[Start Information shown]
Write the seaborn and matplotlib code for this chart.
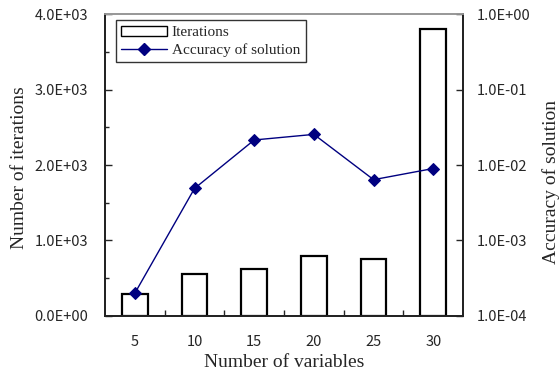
import numpy as np
import pandas as pd
import matplotlib
matplotlib.use("Agg")
import matplotlib.pyplot as plt
import seaborn as sns
from matplotlib.ticker import FuncFormatter, MultipleLocator, FixedLocator, NullLocator
from matplotlib.patches import Patch
from matplotlib.lines import Line2D

# data
variables = ["5", "10", "15", "20", "25", "30"]
iterations = [285, 555, 625, 790, 750, 3800]
accuracy = [2.0e-4, 4.9e-3, 2.15e-2, 2.55e-2, 6.4e-3, 9.0e-3]

df = pd.DataFrame({"variables": variables, "iterations": iterations, "accuracy": accuracy})

sns.set_style("ticks")
tick_font = ["Noto Sans CJK JP", "DejaVu Sans"]
label_font = ["Liberation Serif", "DejaVu Serif"]

fig = plt.figure(figsize=(5.6, 3.73), dpi=100)
ax = fig.add_axes([0.1875, 0.153, 0.6395, 0.809])

sns.barplot(data=df, x="variables", y="iterations", ax=ax, fill=False,
            edgecolor="black", linewidth=1.6, width=0.43)
ax.set_xlim(-0.5, 5.5)
ax.set_ylim(0, 4000)

ax2 = ax.twinx()
ax2.set_yscale("log")
sns.pointplot(data=df, x="variables", y="accuracy", ax=ax2, color="#000080",
              markers="D", markersize=6, linewidth=1.0)
ax2.set_ylim(1e-4, 1.0)
ax2.set_xlim(-0.5, 5.5)

# tick formatting
ax.yaxis.set_major_locator(MultipleLocator(1000))
ax.yaxis.set_minor_locator(MultipleLocator(500))
ax.yaxis.set_major_formatter(FuncFormatter(lambda v, p: f"{v:.1E}"))
ax2.yaxis.set_major_locator(FixedLocator([1e-4, 1e-3, 1e-2, 1e-1, 1.0]))
ax2.yaxis.set_minor_locator(NullLocator())
ax2.yaxis.set_major_formatter(FuncFormatter(lambda v, p: f"{v:.1E}"))

ax.xaxis.set_minor_locator(FixedLocator([0.5, 1.5, 2.5, 3.5, 4.5]))
ax.tick_params(axis="x", which="major", length=0, pad=14)
ax.tick_params(axis="x", which="minor", direction="in", length=4, width=1)
ax.tick_params(axis="y", which="major", direction="in", length=5, width=1, pad=12)
ax.tick_params(axis="y", which="minor", direction="in", length=3, width=1)
ax2.tick_params(axis="y", which="major", direction="in", length=5, width=1, pad=10)
ax2.tick_params(axis="x", length=0)

for lbl in ax.get_xticklabels() + ax.get_yticklabels() + ax2.get_yticklabels():
    lbl.set_family(tick_font)
    lbl.set_fontsize(10.5)

ax.set_xlabel("Number of variables", family=label_font, fontsize=14, labelpad=3)
ax.set_ylabel("Number of iterations", family=label_font, fontsize=14,
              rotation=90, va="center", ha="center")
ax.yaxis.set_label_coords(-0.24, 0.49)
ax2.set_ylabel("Accuracy of solution", family=label_font, fontsize=14,
               rotation=90, va="center", ha="center")
ax2.yaxis.set_label_coords(1.245, 0.445)

for a in (ax, ax2):
    for s in a.spines.values():
        s.set_color("#222222")
        s.set_linewidth(1.3)
    a.spines["top"].set_color("#999999")

handles = [Patch(facecolor="white", edgecolor="black", linewidth=1.0),
           Line2D([0], [0], color="#000080", marker="D", markersize=6, linewidth=1.0)]
leg = ax2.legend(handles, ["Iterations", "Accuracy of solution"], loc="upper left",
                 bbox_to_anchor=(0.031, 0.98), borderaxespad=0, frameon=True,
                 fancybox=False, edgecolor="black",
                 prop={"family": label_font, "size": 11},
                 handlelength=3, handletextpad=0.3, borderpad=0.35,
                 labelspacing=0.25)
leg.get_frame().set_linewidth(1.0)

fig.savefig("out.png", dpi=100)
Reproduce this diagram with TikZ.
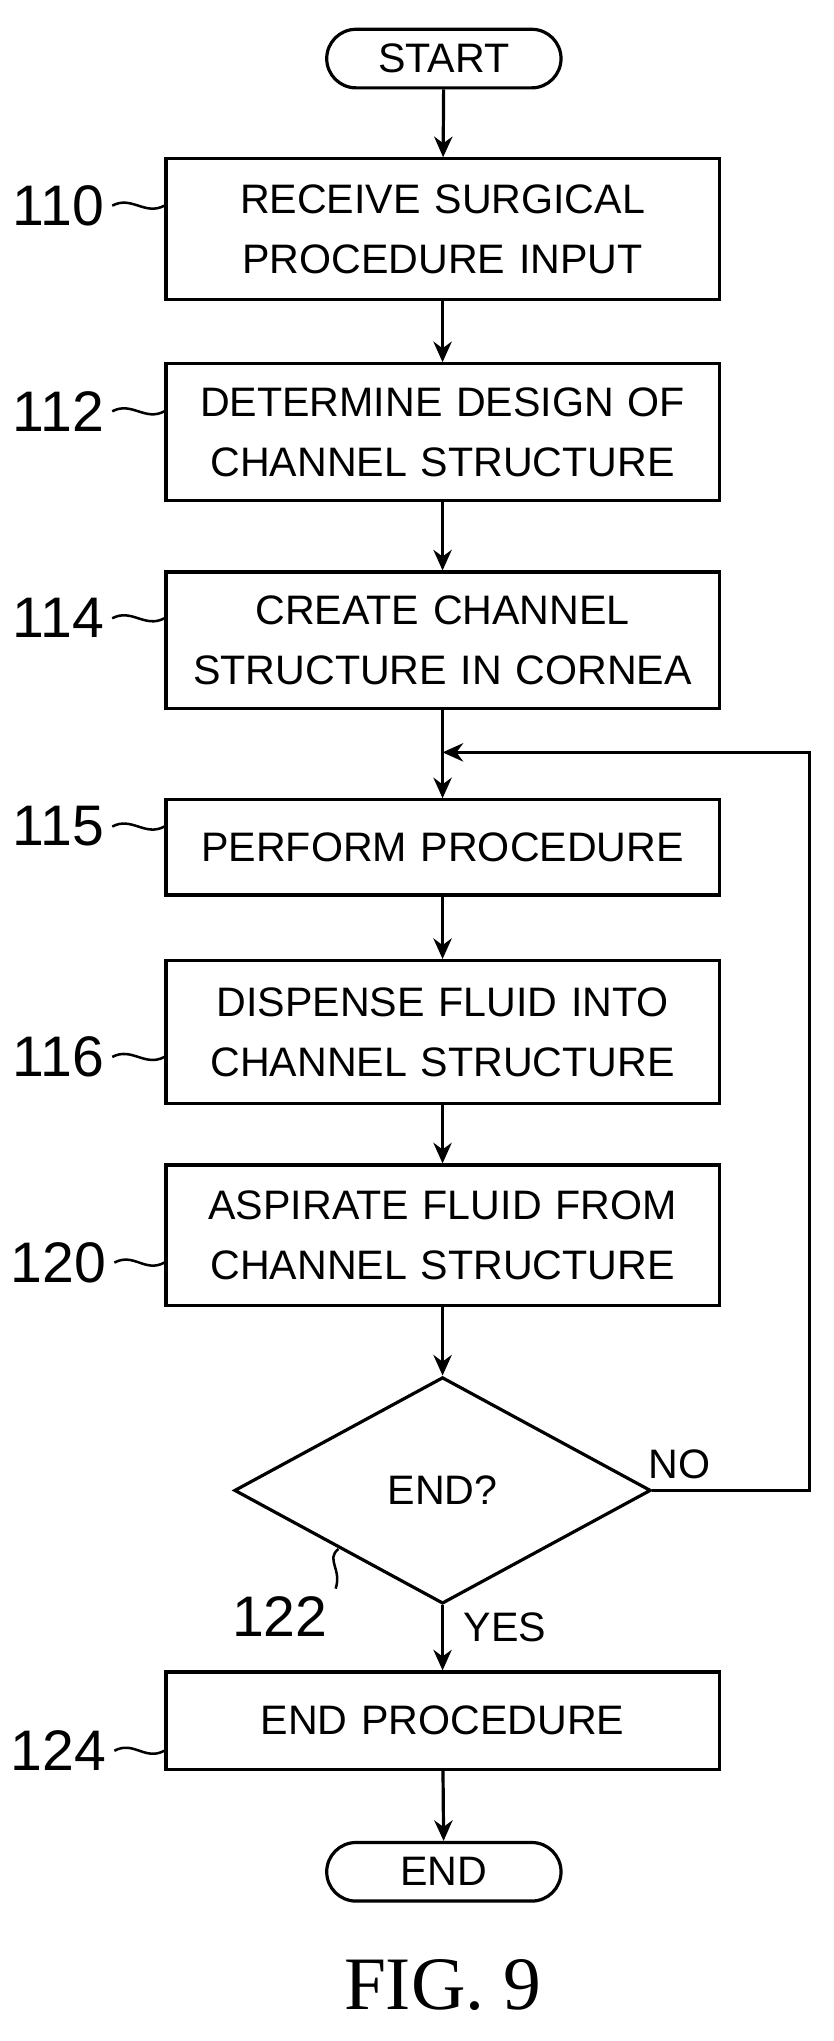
\documentclass[tikz,border=0pt]{standalone}
\usepackage{fontspec}
\setmainfont{Liberation Sans}
\newfontfamily\figfont{Liberation Serif}
\usetikzlibrary{shapes.geometric,arrows.meta}
\begin{document}
\begin{tikzpicture}[x=0.2mm,y=-0.2mm,
  box/.style={draw,line width=1.4pt,minimum width=85mm,text width=80mm,align=center,inner xsep=0pt,font=\fontsize{18}{26}\selectfont},
  term/.style={draw,line width=1.4pt,rounded corners=4.5mm,minimum width=36mm,minimum height=9mm,font=\fontsize{18}{24}\selectfont},
  flow/.style={line width=1.4pt,-{Stealth[length=9pt,width=8pt]}},
  ref/.style={font=\fontsize{25}{28}\selectfont},
  lead/.style={line width=1.1pt}]
\useasboundingbox (0,0) rectangle (640,1568);
% terminals and steps
\node[term] (start) at (341,45) {START};
\node[box,minimum height=21.6mm] (s110) at (340,176) {RECEIVE SURGICAL\\PROCEDURE INPUT};
\node[box,minimum height=21mm] (s112) at (340,332) {DETERMINE DESIGN OF\\CHANNEL STRUCTURE};
\node[box,minimum height=21mm] (s114) at (340,492) {CREATE CHANNEL\\STRUCTURE IN CORNEA};
\coordinate (join) at (340,578);
\node[box,minimum height=14.6mm] (s115) at (340,651) {PERFORM PROCEDURE};
\node[box,minimum height=22mm] (s116) at (340,793) {DISPENSE FLUID INTO\\CHANNEL STRUCTURE};
\node[box,minimum height=21.6mm] (s120) at (340,949) {ASPIRATE FLUID FROM\\CHANNEL STRUCTURE};
\node[diamond,draw,line width=1.4pt,aspect=1.84,minimum width=64mm,minimum height=34.8mm,inner sep=0pt,font=\fontsize{18}{24}\selectfont] (s122) at (340,1145) {END?};
\node[box,minimum height=15mm] (s124) at (340,1322) {END PROCEDURE};
\node[term] (end) at (341,1438) {END};
\coordinate (corner1) at (622,1145);
\coordinate (corner2) at (622,578);
% connectors
\draw[flow] (start) -- (s110);
\draw[flow] (s110) -- (s112);
\draw[flow] (s112) -- (s114);
\draw[line width=1.4pt] (s114) -- (join);
\draw[flow] (join) -- (s115);
\draw[flow] (s115) -- (s116);
\draw[flow] (s116) -- (s120);
\draw[flow] (s120) -- (s122);
\draw[flow] (s122) -- (s124);
\draw[flow] (s124) -- (end);
\draw[flow] (s122.east) -- (corner1) -- (corner2) -- (join);
\node[font=\fontsize{18}{24}\selectfont] (no) at (522,1125) {NO};
\node[font=\fontsize{18}{24}\selectfont] (yes) at (388,1250) {YES};
% reference numerals
\node[ref] (r110) at (45,158) {110};
\node[ref] (r112) at (45,316) {112};
\node[ref] (r114) at (45,475) {114};
\node[ref] (r115) at (45,635) {115};
\node[ref] (r116) at (45,812) {116};
\node[ref] (r120) at (45,970) {120};
\node[ref] (r122) at (215,1242) {122};
\node[ref] (r124) at (45,1345) {124};
\foreach \r/\s in {r110/s110,r112/s112,r114/s114,r115/s115,r116/s116,r120/s120,r124/s124}
  \draw[lead] (\r.east) .. controls +(15,-8) and +(-15,8) .. (\s.west |- \r.east);
\draw[lead] (r122.north east) .. controls +(5,-15) and +(-10,8) .. (260,1190);
\node[font=\figfont\fontsize{33}{36}\selectfont] (fig) at (340,1525) {FIG. 9};
\end{tikzpicture}
\end{document}
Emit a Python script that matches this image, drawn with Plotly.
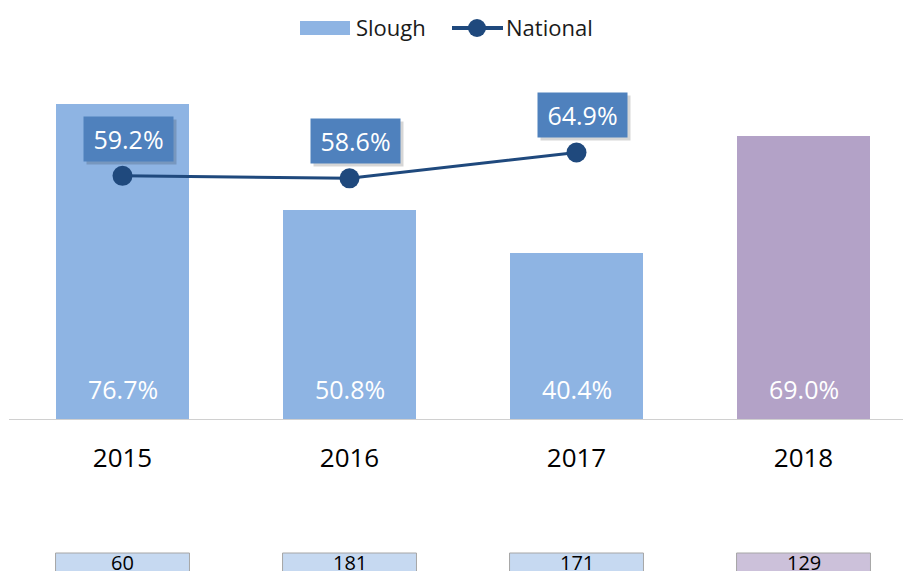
[End Information shown]
What you have to do:
Start at the first line of the records and write out everything up to and including the line containing "from matplotlib.lines import Line2D". No pictures.

Complete output:
Write the seaborn and matplotlib code for this chart.
import numpy as np
import pandas as pd
import matplotlib
matplotlib.use("Agg")
import matplotlib.pyplot as plt
import seaborn as sns
from matplotlib.ticker import FuncFormatter, MultipleLocator, FixedLocator, NullLocator
from matplotlib.patches import Patch
from matplotlib.lines import Line2D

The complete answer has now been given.